- Born: Mike Bamber 16 October 1930
- Died: 11 July 1988 (aged 57) Jersey
- Occupations: Property developer, Chairman of Brighton & Hove Albion F.C. (1972–1984)
- Spouse: Jean
- Children: 3

= Mike Bamber =

Businessman and football executive

Mike Bamber (16 October 1930 - 11 July 1988) was a British businessman and football executive. He was chairman of Brighton & Hove Albion for a period of more than ten years during the 1970s and 1980s during which time he oversaw the football club's promotion to the First Division of English football for the first time.

Mike Bamber was a musician and then a property developer before becoming chairman of Brighton & Hove Albion.

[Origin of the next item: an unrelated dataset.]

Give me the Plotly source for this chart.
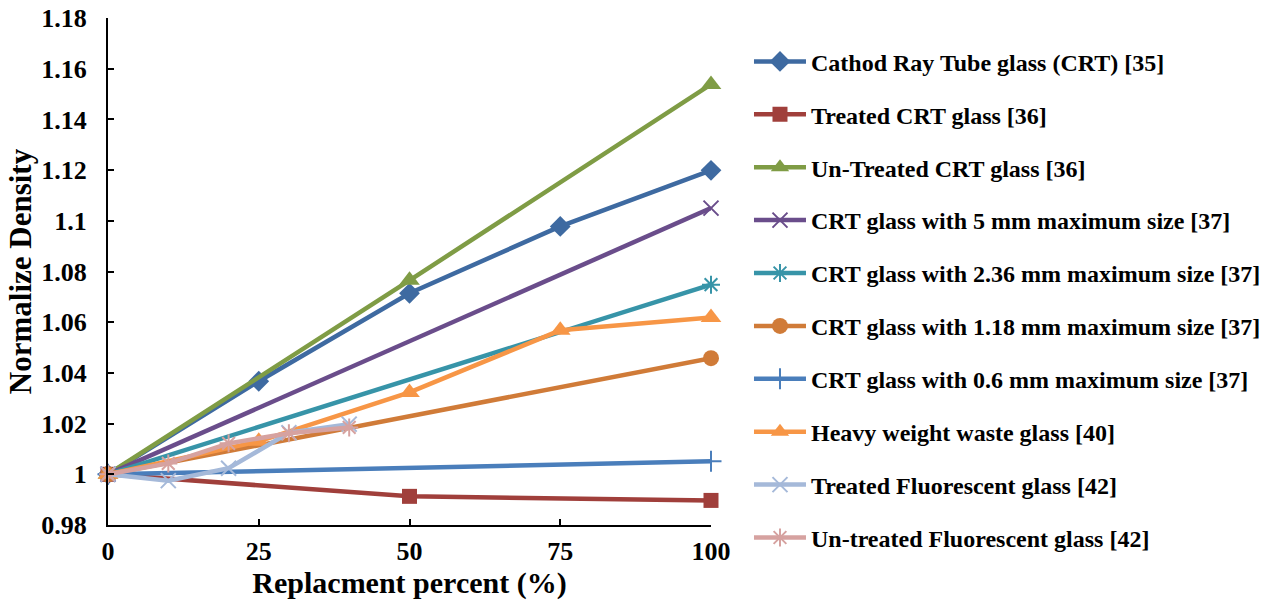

== Brighton & Hove Albion ==
Bamber joined the board of Brighton & Hove Albion in 1970 and became joint chairman during the Christmas of 1972.

Alongside vice-chairman Harry Bloom, Bamber negotiated the appointment of Brian Clough as manager in November 1973. Clough would later describe Bamber as "a wealthy, night-club-owning, gem of a man, who turned out to be the nicest and best chairman I ever worked for," and "If he was alive today and I was tempted to come out of retirement, Mike's would be the offer I would take" and of his decision to leave Brighton for Leeds United after less than one year with the club he said, "I know it broke Mike Bamber's heart." Bamber is portrayed briefly, by Paul Bown, in the 2009 movie The Damned United, shown meeting Clough and Peter Taylor in the lounge of a Brighton seafront hotel to negotiate terms.

Bamber later appointed Alan Mullery, who led the football club to the First Division in the 1978/79 season. He also appointed Jimmy Melia as Manager who led the club to their one and only FA Cup Final in 1983. The club lost that final and were relegated to the Second Division in the same season. Bamber left the board a year later, in the summer of 1984, when he was replaced as chairman by Bryan Bedson.

== Death ==
Bamber died at his home in Jersey on 11 July 1988, at the age of 57.

Commenting on Bamber's death in August 1988, Brighton's then chairman Dudley Sizen said, "Mike was the most successful chairman we've ever had and the club enjoyed its finest hours under his leadership."